The temperature dependence of the decuplet baryon masses from thermal QCD sum rules

TL;DR

This study uses thermal QCD sum rules to analyze how decuplet baryon masses change with temperature, revealing minimal variation below 0.11 GeV and a decrease above this temperature, suggesting a phase transition point.

Contribution

The paper introduces a calculation of decuplet baryon masses at finite temperature using spectral functions up to order T^8, highlighting the dominant T^4 contributions and temperature effects.

Findings

Masses are stable below 0.11 GeV temperature.

Masses decrease as temperature exceeds 0.11 GeV.

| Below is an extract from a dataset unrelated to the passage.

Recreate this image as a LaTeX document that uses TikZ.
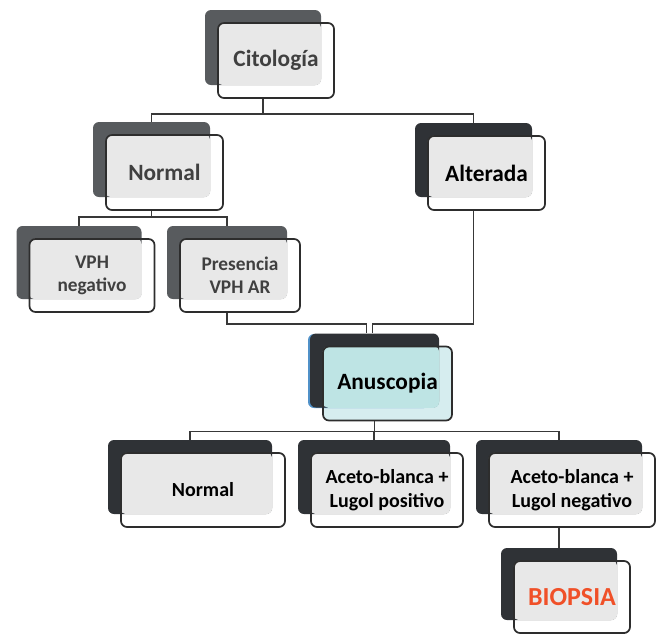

Possible hadron-quark phase transition at T_c ≥ 0.11 GeV.

Abstract

In the present work, the masses of the decuplet baryons at finite temperature are investigated using thermal QCD sum rules. Making use of the quark propagator at finite temperature, we calculate the spectral functions to $T^{8}$ order, and find that there are no contributions to the spectral functions at $T^{8}$ order and the temperature corrections mainly come from that containing $T^4$ ones. The calculations show very little temperature dependence of the masses below $T=0.11{GeV}$. While above that value, the masses decrease with increasing temperature. The results indicate that the hadron-quark phase transition temperature may be $T_c\geq0.11{GeV}$ for the decuplet bayons.